La alusión al malestar de la Abuela se corresponde con la de una cultura mestiza nativa ofendida por el afrancesamiento dariano; y las “frutas de cera” se contraponen a las naranjas vitales. Una clara insinuación a la falta de vitalidad de la poesía de Darío, como si se tratara de un embuste que comían los chicuelos, incluido el mismo Coronel Urtecho, si recordamos al “yo mismo cuando iba a la escuela”.

El engaño queda debidamente expresado en:

¡Oh, tus sabrosas frutas de cera!

En resumen, hay un encarnizado apasionamiento al observar con nostalgia el desdibujamiento de la imagen de Darío.

                        “(¿Por qué has huido, maestro?)
                        (Hay unas gotas de sangre en tus tapices).

Darío está muerto, el hombre ha sido herido y su sangre aún es la huella de un ideal indefinido, ajusticiado.

La segunda parte cierra señalando, en un tono coloquial, como si se tratara de una conversación trivial, que:

                        “¿Rubén? Sí, Rubén fue un mármol
                        griego.  (¿No es ésto?)

El énfasis en el señalamiento “¿…ésto?” nos muestra ¿la consumación del acto parricida? Quiso ser mármol, es mármol, arte, pero piedra muerta.

El cierre del poema, en un último verso con fondo de pito, es un desplante de arrogancia, un desprecio en el sentido original de la palabra. Rubén Darío no es más que un coterráneo, un vecino, un “paisano inevitable,” “un bombín que se comieron los ratones en mil novecientos veinte y cinco”.

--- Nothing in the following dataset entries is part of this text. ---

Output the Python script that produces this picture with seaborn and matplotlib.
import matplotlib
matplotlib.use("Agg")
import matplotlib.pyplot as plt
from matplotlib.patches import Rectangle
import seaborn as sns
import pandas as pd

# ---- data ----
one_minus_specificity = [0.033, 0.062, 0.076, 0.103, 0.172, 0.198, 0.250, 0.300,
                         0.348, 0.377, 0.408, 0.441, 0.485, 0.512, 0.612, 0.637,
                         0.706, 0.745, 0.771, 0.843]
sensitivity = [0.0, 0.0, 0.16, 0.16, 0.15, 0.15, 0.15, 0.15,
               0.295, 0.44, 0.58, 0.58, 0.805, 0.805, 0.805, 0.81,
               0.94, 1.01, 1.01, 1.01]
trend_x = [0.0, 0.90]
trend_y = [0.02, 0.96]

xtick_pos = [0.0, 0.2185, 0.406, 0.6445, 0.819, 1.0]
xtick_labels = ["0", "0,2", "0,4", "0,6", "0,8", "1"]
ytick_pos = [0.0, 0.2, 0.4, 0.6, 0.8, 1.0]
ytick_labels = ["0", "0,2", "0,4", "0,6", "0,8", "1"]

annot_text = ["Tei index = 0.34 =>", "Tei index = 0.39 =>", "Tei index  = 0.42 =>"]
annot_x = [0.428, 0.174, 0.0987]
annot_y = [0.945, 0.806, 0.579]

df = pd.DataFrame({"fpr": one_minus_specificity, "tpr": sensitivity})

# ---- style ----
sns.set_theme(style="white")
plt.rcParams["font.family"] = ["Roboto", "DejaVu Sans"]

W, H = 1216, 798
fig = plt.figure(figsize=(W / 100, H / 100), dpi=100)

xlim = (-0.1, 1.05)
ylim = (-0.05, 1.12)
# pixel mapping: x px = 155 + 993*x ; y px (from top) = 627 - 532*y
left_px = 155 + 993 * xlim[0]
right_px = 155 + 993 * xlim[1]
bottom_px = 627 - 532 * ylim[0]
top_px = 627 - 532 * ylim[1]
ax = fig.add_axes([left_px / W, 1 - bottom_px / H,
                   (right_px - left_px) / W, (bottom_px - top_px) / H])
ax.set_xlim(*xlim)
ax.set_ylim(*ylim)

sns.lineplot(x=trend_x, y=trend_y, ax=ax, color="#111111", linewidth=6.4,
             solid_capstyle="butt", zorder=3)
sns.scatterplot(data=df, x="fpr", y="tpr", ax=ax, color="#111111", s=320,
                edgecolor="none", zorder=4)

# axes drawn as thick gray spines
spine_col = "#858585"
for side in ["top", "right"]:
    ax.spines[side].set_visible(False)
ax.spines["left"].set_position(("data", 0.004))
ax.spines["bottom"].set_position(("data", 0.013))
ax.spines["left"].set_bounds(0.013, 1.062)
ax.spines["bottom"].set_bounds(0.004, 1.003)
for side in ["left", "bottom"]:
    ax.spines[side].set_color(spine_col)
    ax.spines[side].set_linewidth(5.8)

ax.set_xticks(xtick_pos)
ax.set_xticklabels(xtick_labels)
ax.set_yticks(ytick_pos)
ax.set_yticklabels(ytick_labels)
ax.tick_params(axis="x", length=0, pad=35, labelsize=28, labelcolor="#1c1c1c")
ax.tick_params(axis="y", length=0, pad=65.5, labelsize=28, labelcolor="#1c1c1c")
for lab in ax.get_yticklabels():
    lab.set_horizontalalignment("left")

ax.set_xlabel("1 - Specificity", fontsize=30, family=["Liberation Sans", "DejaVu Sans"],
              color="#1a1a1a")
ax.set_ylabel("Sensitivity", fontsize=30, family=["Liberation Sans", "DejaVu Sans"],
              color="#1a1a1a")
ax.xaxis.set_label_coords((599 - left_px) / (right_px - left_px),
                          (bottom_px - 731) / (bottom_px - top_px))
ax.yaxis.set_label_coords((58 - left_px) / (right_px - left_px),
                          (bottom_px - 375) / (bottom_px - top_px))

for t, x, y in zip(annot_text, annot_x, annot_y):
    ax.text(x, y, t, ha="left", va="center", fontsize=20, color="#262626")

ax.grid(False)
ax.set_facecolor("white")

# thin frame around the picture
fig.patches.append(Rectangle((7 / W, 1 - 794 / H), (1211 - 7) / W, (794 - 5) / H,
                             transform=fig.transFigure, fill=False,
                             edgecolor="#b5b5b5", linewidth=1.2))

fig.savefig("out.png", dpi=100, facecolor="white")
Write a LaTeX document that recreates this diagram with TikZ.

Ya en El poema del otoño, publicado en 1910, Darío da muestras de un agotamiento estético y vital, reseñado por Leopoldo Lugones en su encuentro con él en París.

Para 1927, once años después de la muerte de Darío, una nueva y robusta poesía había nacido para Nicaragua, ya sin la enorme figura del centauro. Salomón de la Selva, José Coronel Urtecho, Octavio Rocha, Joaquín Zavala Urtecho, Pablo Antonio Cuadra, Luis Downing y Joaquín Pasos, recogían las cenizas frescas y comenzaban la tarea de escribir las nuevas letras de Nicaragua.

La atractiva irrealidad artificial y foránea modernista había muerto.